Written problem → Copy out the data below from the line containing "What matplotlib code" to the line containing "from matplotlib.patches import Polygon", both lines included, with all images left out.

Material provided →
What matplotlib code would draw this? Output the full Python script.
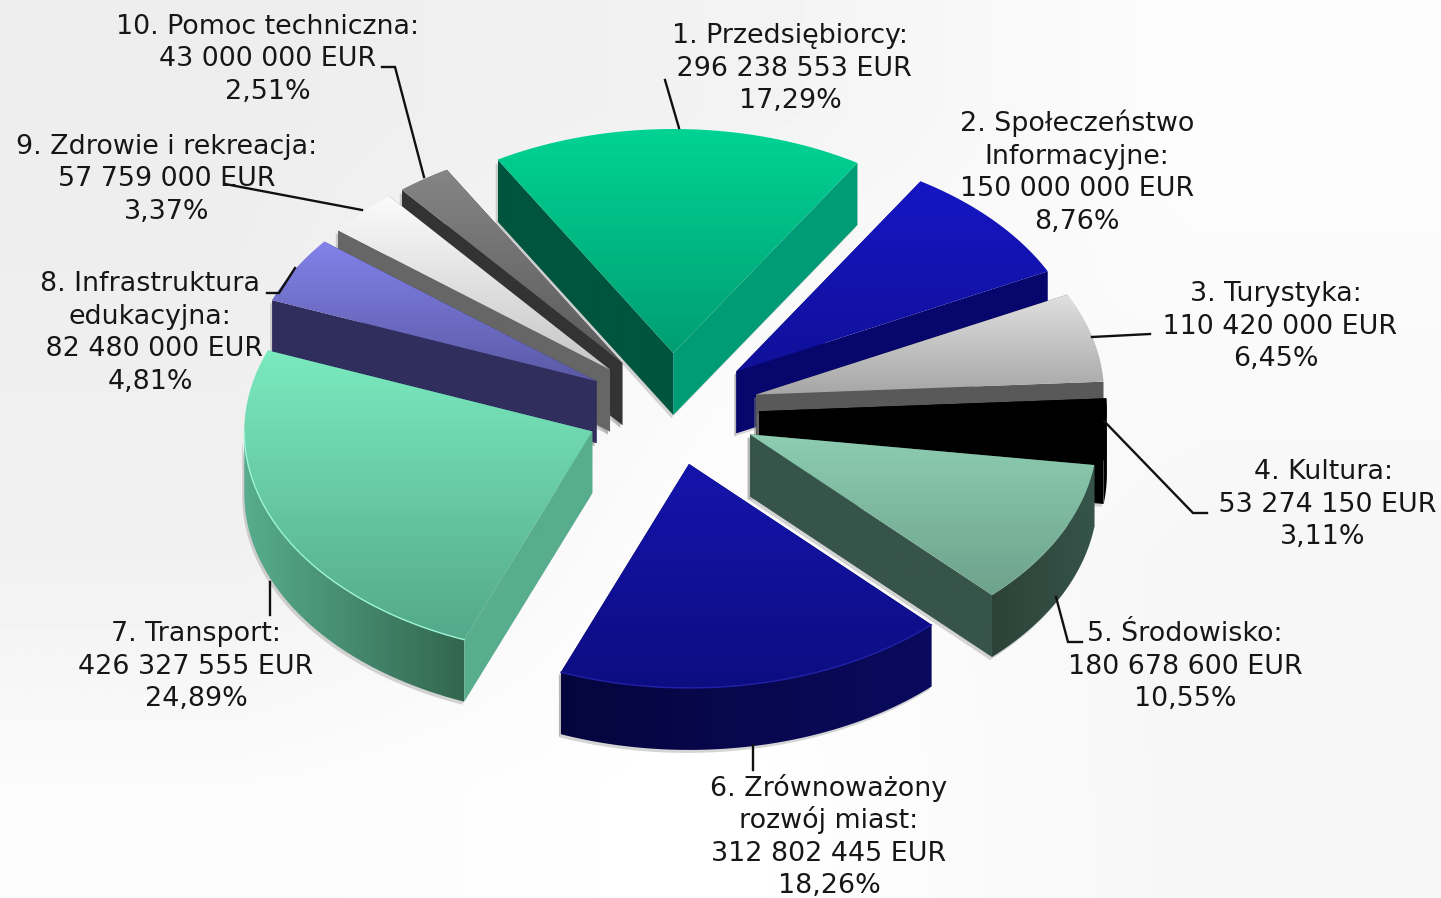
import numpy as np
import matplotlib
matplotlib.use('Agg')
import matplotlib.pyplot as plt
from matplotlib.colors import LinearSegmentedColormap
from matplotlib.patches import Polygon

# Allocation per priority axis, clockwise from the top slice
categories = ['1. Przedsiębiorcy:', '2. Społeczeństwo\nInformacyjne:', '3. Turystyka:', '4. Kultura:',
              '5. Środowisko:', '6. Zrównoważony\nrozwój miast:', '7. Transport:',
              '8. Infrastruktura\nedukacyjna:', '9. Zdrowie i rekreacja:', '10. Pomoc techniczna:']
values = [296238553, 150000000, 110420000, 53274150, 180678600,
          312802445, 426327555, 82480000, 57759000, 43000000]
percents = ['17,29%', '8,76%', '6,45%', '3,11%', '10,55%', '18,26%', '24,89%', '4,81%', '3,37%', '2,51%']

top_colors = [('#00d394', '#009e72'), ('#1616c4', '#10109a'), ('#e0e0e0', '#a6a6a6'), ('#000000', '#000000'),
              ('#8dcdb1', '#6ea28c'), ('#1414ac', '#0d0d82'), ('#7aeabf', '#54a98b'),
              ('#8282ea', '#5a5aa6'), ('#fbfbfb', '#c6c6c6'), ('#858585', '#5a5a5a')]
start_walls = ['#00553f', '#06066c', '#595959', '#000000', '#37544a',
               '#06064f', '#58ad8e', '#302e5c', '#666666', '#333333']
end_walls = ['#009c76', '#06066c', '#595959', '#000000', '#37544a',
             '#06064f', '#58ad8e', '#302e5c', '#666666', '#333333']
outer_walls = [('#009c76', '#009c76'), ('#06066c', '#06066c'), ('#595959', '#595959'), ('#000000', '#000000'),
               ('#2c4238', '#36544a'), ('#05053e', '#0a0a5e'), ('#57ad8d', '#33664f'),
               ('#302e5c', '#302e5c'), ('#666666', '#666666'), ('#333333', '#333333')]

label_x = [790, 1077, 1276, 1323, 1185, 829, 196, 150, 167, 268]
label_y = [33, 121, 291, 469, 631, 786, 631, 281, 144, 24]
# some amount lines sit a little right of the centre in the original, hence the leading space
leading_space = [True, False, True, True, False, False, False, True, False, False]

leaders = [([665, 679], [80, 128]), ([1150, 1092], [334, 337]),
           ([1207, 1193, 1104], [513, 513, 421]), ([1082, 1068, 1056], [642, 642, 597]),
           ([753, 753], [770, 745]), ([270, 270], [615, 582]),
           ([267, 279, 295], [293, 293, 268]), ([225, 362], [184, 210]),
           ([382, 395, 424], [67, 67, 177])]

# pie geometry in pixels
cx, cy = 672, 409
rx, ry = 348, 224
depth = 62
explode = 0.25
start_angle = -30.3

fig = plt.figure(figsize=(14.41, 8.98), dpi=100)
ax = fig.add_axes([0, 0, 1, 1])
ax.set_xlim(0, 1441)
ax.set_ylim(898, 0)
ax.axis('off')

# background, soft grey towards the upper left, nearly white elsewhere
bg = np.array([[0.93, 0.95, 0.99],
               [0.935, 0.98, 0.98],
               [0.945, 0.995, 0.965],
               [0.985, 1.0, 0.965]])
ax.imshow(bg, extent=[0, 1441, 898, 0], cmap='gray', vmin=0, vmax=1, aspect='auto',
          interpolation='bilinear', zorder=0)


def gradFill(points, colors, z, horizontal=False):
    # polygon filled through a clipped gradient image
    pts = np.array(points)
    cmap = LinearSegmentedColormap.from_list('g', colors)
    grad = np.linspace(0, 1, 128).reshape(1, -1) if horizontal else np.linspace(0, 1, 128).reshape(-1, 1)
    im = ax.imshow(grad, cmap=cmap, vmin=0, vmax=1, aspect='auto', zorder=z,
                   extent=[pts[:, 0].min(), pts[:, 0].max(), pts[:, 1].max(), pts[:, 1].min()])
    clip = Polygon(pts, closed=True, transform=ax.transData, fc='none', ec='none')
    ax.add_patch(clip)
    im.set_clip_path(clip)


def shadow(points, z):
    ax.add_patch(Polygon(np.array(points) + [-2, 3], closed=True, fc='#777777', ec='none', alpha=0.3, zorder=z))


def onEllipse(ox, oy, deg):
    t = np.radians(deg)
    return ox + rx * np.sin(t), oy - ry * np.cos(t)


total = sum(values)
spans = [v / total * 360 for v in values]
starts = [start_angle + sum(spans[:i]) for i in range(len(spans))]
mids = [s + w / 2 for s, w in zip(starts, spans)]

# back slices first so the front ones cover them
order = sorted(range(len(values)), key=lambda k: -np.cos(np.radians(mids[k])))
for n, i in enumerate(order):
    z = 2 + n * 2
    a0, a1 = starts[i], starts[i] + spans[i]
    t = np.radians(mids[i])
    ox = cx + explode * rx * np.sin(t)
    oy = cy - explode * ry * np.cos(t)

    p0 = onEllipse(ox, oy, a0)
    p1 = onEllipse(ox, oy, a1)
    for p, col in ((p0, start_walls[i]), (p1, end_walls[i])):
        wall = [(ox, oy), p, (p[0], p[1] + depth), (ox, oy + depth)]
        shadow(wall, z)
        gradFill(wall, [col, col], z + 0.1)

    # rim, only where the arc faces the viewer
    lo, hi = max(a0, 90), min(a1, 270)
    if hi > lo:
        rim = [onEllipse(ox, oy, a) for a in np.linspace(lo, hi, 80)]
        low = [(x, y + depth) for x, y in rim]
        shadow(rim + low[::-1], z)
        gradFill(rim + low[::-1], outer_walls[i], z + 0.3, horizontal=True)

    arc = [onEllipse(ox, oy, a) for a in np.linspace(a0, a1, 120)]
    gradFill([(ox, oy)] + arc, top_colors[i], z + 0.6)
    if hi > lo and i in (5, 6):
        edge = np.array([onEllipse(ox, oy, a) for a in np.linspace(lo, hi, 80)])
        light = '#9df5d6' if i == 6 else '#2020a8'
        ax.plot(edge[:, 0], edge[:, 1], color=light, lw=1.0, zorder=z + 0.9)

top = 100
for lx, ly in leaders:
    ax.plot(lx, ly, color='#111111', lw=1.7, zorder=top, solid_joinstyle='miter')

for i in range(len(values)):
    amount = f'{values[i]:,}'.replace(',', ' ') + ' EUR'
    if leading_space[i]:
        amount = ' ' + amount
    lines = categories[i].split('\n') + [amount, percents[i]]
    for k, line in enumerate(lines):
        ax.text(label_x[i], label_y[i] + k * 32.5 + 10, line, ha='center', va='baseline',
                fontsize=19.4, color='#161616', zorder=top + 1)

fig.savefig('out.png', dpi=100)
...
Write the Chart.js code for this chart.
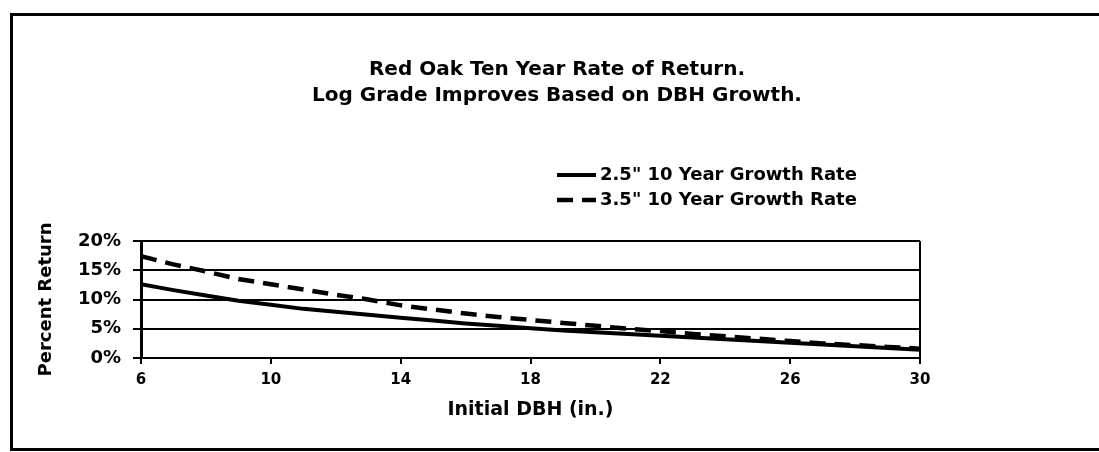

Output for this exercise →
What matplotlib code would draw this? Output the full Python script.
import numpy as np
import matplotlib
matplotlib.use('Agg')
import matplotlib.pyplot as plt
from matplotlib.colors import LinearSegmentedColormap
from matplotlib.patches import Polygon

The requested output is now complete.